TASK GOAL: Begin at the top of the records below and return each line exactly through the line with "import seaborn as sns". Skip pictures.

SUPPLIED ENTRIES:

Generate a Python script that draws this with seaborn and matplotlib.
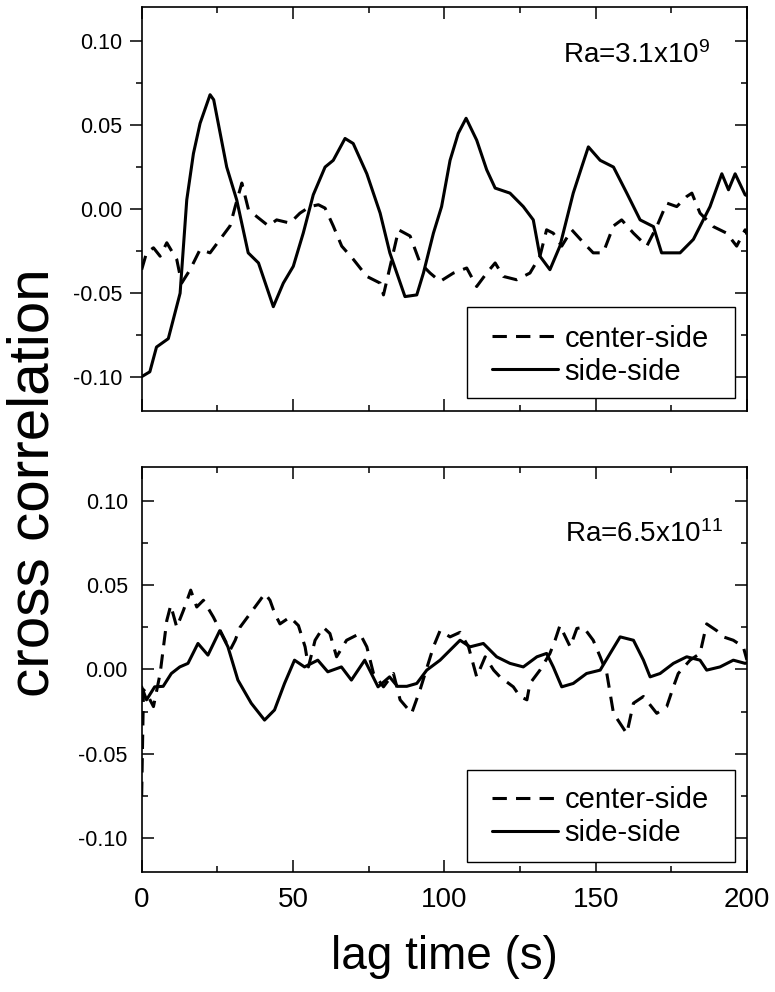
import numpy as np
import matplotlib
matplotlib.use("Agg")
import matplotlib.pyplot as plt
from matplotlib.ticker import MultipleLocator
from matplotlib.patches import Rectangle
import seaborn as sns

# ---------------- data ----------------
# top panel, Ra = 3.1x10^9
top_side_t = [0, 2.7, 4.9, 8.8, 12.7, 14.9, 17.1, 19.3, 22.6, 23.8,
              28.1, 31.4, 35.2, 38.6, 43.5, 46.8, 50.1, 53.4, 56.7, 60.6,
              63.3, 67.2, 69.9, 74.4, 78.8, 82, 87, 90.9, 93.1, 96.4,
              99.1, 101.9, 104.6, 107.2, 110.7, 114, 116.8, 121.7, 126.1, 129.4,
              131.6, 134.9, 138.2, 142.6, 145.4, 147.6, 151.5, 155.9, 160.3, 164.7,
              169.1, 171.8, 177.9, 182.3, 187.8, 191.7, 193.9, 196.1, 199.4, 200]
top_side_v = [-0.0996, -0.0967, -0.082, -0.077, -0.05, 0.0055, 0.033, 0.051, 0.068, 0.065,
              0.025, 0.0055, -0.026, -0.032, -0.058, -0.044, -0.034, -0.0142, 0.0085, 0.025,
              0.029, 0.042, 0.039, 0.021, -0.0024, -0.026, -0.052, -0.051, -0.038, -0.0143,
              0.0015, 0.029, 0.045, 0.054, 0.041, 0.0234, 0.0125, 0.0095, 0.0015, -0.0064,
              -0.028, -0.036, -0.022, 0.0095, 0.025, 0.037, 0.029, 0.025, 0.0095, -0.0064,
              -0.0104, -0.026, -0.026, -0.018, 0.0015, 0.021, 0.0115, 0.021, 0.0085, 0.008]

top_center_t = [0, 1.6, 3.9, 6.1, 8.3, 11.6, 13.2, 16, 19.3, 22.6,
                25.9, 29.2, 30.9, 33.1, 35.3, 38, 41.9, 44.6, 49, 52.3,
                55.6, 58.4, 60.6, 63.3, 66.1, 70, 74.4, 78.8, 79.9, 82.1,
                84.9, 88.7, 92, 95.3, 98.6, 103, 107.4, 110.7, 114, 116.8,
                119.5, 123.9, 128.3, 131.6, 133.8, 136, 138.8, 142.1, 146, 149.2,
                152.5, 155.9, 158.6, 162.5, 166.9, 170.2, 173.5, 176.8, 180.1, 181.8,
                184.5, 188.9, 193.3, 196.6, 199.4, 200]
top_center_v = [-0.036, -0.026, -0.023, -0.028, -0.020, -0.030, -0.044, -0.036, -0.024, -0.026,
                -0.018, -0.010, 0.0015, 0.0155, -0.0004, -0.0044, -0.010, -0.0064, -0.0083, -0.0024,
                0.0015, 0.0026, 0.0006, -0.010, -0.022, -0.030, -0.040, -0.044, -0.051, -0.034,
                -0.0123, -0.016, -0.032, -0.038, -0.043, -0.038, -0.035, -0.046, -0.038, -0.032,
                -0.040, -0.042, -0.038, -0.028, -0.0123, -0.0143, -0.022, -0.0123, -0.020, -0.026,
                -0.026, -0.010, -0.0064, -0.0143, -0.022, -0.0104, 0.0036, 0.0015, 0.0075, 0.0095,
                -0.0024, -0.0104, -0.0143, -0.022, -0.0123, -0.015]

# bottom panel, Ra = 6.5x10^11
bot_side_t = [0, 1.6, 4.3, 7.1, 9.8, 12.6, 15.3, 18.6, 21.9, 25.8,
              28.5, 31.8, 36.2, 40.6, 43.9, 47.2, 50.5, 53.8, 58.2, 61.5,
              66, 69.3, 73.7, 78.1, 81.9, 84.5, 87.6, 90.9, 94.2, 98.6,
              101.9, 105.2, 108.5, 112.9, 117.3, 121.7, 126.1, 130.6, 133.8, 136,
              138.8, 142.6, 147, 151.5, 154.8, 158.1, 162.5, 165.8, 168, 171.3,
              175.7, 180.1, 184.5, 186.7, 191.1, 195.5, 199.4, 200]
bot_side_v = [-0.0103, -0.018, -0.0103, -0.010, -0.0024, 0.0015, 0.0036, 0.0154, 0.0085, 0.023,
              0.0134, -0.0063, -0.020, -0.030, -0.024, -0.0083, 0.0055, 0.0015, 0.0055, -0.0014,
              0.0015, -0.0063, 0.0055, -0.0103, -0.0044, -0.010, -0.010, -0.0083, -0.0004, 0.0055,
              0.0114, 0.0173, 0.0134, 0.0154, 0.0075, 0.0036, 0.0015, 0.0075, 0.0095, 0.0015,
              -0.0103, -0.0083, -0.0024, -0.0004, 0.0095, 0.0193, 0.0173, 0.0055, -0.0044, -0.0024,
              0.0036, 0.0075, 0.0055, -0.0004, 0.0015, 0.0055, 0.0036, 0.004]

bot_center_t = [0, 0.6, 1.6, 3.9, 6.1, 8.3, 9.6, 11.6, 13.8, 16.2,
                18.2, 20.4, 23.7, 27, 29.2, 30.9, 32.5, 35.8, 39.1, 40.7,
                42.4, 44, 45.7, 49, 51.8, 54, 55.1, 57.3, 60, 62.2,
                64.4, 67.7, 72.1, 74.4, 76.6, 79.9, 83.2, 85.4, 89.2, 92,
                96.4, 98.6, 101.9, 105.2, 108, 110.7, 113.5, 116.3, 118.4, 122.8,
                125, 127.3, 128.3, 131.6, 134.9, 136.6, 138.2, 141.6, 143.8, 146,
                149.2, 151.5, 153.7, 155.9, 158.1, 160.3, 162.5, 165.8, 170.2, 173.5,
                175.7, 177.3, 181.2, 184.5, 186.7, 190, 192.2, 195.5, 198.8, 200]
bot_center_v = [-0.075, -0.012, -0.014, -0.022, -0.0024, 0.029, 0.038, 0.025, 0.035, 0.047,
                0.037, 0.041, 0.031, 0.0193, 0.0114, 0.0173, 0.025, 0.033, 0.041, 0.045,
                0.041, 0.033, 0.027, 0.031, 0.026, 0.0134, 0.0015, 0.0173, 0.025, 0.0213,
                0.0075, 0.0173, 0.0213, 0.0134, -0.0024, -0.0103, -0.0024, -0.018, -0.026, -0.012,
                0.0134, 0.023, 0.0193, 0.022, 0.0134, -0.0044, 0.0075, -0.0004, -0.0044, -0.0103,
                -0.016, -0.018, -0.0083, -0.0004, 0.0095, 0.0173, 0.026, 0.0134, 0.0243, 0.025,
                0.0173, 0.0075, -0.0024, -0.026, -0.032, -0.038, -0.020, -0.016, -0.026, -0.022,
                -0.0103, -0.0024, 0.0055, 0.0095, 0.027, 0.023, 0.0193, 0.0173, 0.0134, 0.0055]

labels = ["center-side", "side-side"]
ra_texts = ["Ra=3.1x10$^{9}$", "Ra=6.5x10$^{11}$"]
x_ticks = [0, 50, 100, 150, 200]
y_ticks = [-0.10, -0.05, 0.00, 0.05, 0.10]
y_ticklabels = ["-0.10", "-0.05", "0.00", "0.05", "0.10"]

# ---------------- style ----------------
sns.set_style("ticks")
plt.rcParams["font.family"] = ["Liberation Sans", "DejaVu Sans"]
plt.rcParams["mathtext.fontset"] = "custom"
plt.rcParams["mathtext.rm"] = "Liberation Sans"
plt.rcParams["mathtext.it"] = "Liberation Sans"
plt.rcParams["mathtext.default"] = "regular"
plt.rcParams["text.color"] = "black"
plt.rcParams["axes.labelcolor"] = "black"
plt.rcParams["xtick.color"] = "black"
plt.rcParams["ytick.color"] = "black"

fig = plt.figure(figsize=(7.75, 9.92), dpi=100)
ax_top = fig.add_axes([0.1828, 0.5857, 0.7810, 0.4070])
ax_bot = fig.add_axes([0.1828, 0.1210, 0.7810, 0.4083])

LW = 2.2
DASH = (4.7, 3.0)

panels = [
    # ax, center t, center v, side t, side v, Ra text, text x, text y, left ticks out,
    # legend box (x0, y0, x1, y1) axes fraction, legend anchor
    (ax_top, top_center_t, top_center_v, top_side_t, top_side_v, ra_texts[0], 188, 0.087, True,
     (0.537, 0.0315, 0.980, 0.258), (0.578, 0.214)),
    (ax_bot, bot_center_t, bot_center_v, bot_side_t, bot_side_v, ra_texts[1], 192, 0.0755, False,
     (0.537, 0.0254, 0.980, 0.252), (0.578, 0.212)),
]

for ax, ct, cv, st, sv, ra, ra_x, ra_y, left_out, box, anchor in panels:
    sns.lineplot(x=ct, y=cv, ax=ax, color="black", linewidth=LW,
                 estimator=None, sort=False, label=labels[0])
    ax.lines[-1].set_dashes(DASH)
    sns.lineplot(x=st, y=sv, ax=ax, color="black", linewidth=LW,
                 estimator=None, sort=False, label=labels[1])

    ax.set_xlim(0, 200)
    ax.set_ylim(-0.12, 0.12)
    ax.set_xlabel("")
    ax.set_ylabel("")
    ax.set_xticks(x_ticks)
    ax.xaxis.set_minor_locator(MultipleLocator(25))
    ax.set_yticks(y_ticks)
    ax.set_yticklabels(y_ticklabels)
    ax.yaxis.set_minor_locator(MultipleLocator(0.025))

    for sp in ax.spines.values():
        sp.set_visible(True)
        sp.set_linewidth(1.2)
        sp.set_color("black")

    ax.tick_params(axis="x", which="both", direction="in", top=True, bottom=True,
                   width=1.1, color="black", labelcolor="black")
    ax.tick_params(axis="x", which="major", length=8.6, labelsize=20, pad=11)
    ax.tick_params(axis="x", which="minor", length=4.5)

    if left_out:
        ax.tick_params(axis="y", which="both", direction="out", left=True, right=False,
                       width=1.1, color="black", labelcolor="black")
        ax.tick_params(axis="y", which="major", length=8.6, labelsize=15.5, pad=5.5)
        ax.tick_params(axis="y", which="minor", length=4.5)
        sec = ax.secondary_yaxis("right")
        sec.set_yticks(y_ticks)
        sec.yaxis.set_minor_locator(MultipleLocator(0.025))
        sec.tick_params(axis="y", which="both", direction="in", labelright=False,
                        width=1.1, color="black")
        sec.tick_params(axis="y", which="major", length=8.6)
        sec.tick_params(axis="y", which="minor", length=4.5)
        sec.spines["right"].set_linewidth(1.2)
    else:
        ax.tick_params(axis="y", which="both", direction="in", left=True, right=True,
                       width=1.1, color="black", labelcolor="black")
        ax.tick_params(axis="y", which="major", length=8.6, labelsize=15.5, pad=10)
        ax.tick_params(axis="y", which="minor", length=4.5)

    if ax is ax_top:
        ax.tick_params(axis="x", labelbottom=False)

    ax.text(ra_x, ra_y, ra, ha="right", va="baseline", fontsize=20, color="black")

    # legend frame drawn as its own rectangle (reference box is wider than its content)
    x0, y0, x1, y1 = box
    ax.add_patch(Rectangle((x0, y0), x1 - x0, y1 - y0, transform=ax.transAxes,
                           facecolor="white", edgecolor="black", linewidth=1.0, zorder=4))
    leg = ax.legend(loc="upper left", bbox_to_anchor=anchor, fontsize=21, frameon=False,
                    handlelength=2.28, handletextpad=0.23, borderpad=0.0,
                    labelspacing=0.17, borderaxespad=0.0)
    leg.set_zorder(5)

fig.text(0.043, 0.513, "cross correlation", rotation=90, ha="center", va="center",
         fontsize=42, color="black")
fig.text(0.573, 0.035, "lag time (s)", ha="center", va="center",
         fontsize=33, color="black")

fig.savefig("out.png", dpi=100)
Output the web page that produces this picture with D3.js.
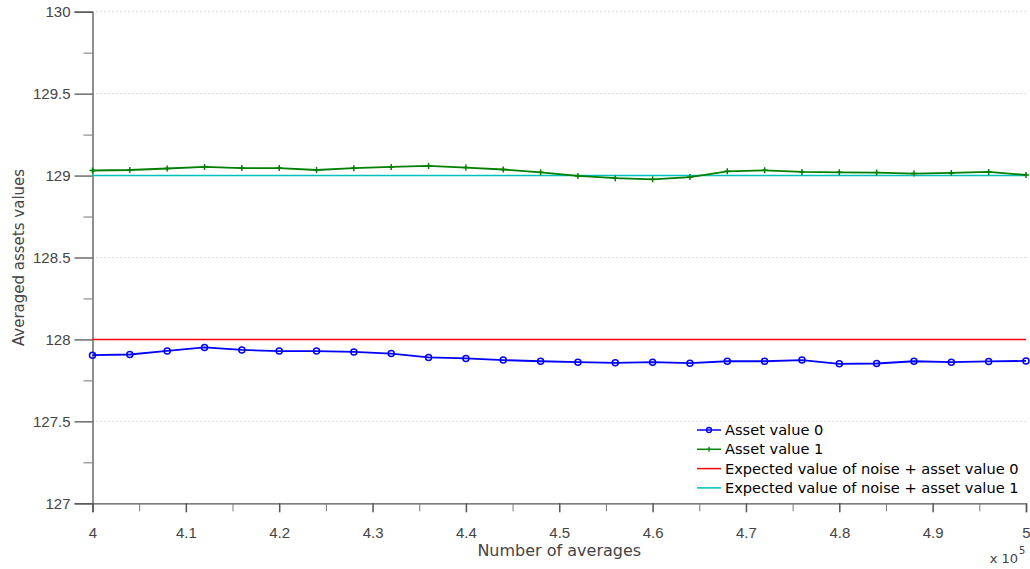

TASK ANSWER:
Generate a Python script that draws this with seaborn and matplotlib.
import numpy as np
import matplotlib
matplotlib.use("Agg")
import matplotlib.pyplot as plt
from matplotlib.ticker import MultipleLocator
from matplotlib.patches import Rectangle
import seaborn as sns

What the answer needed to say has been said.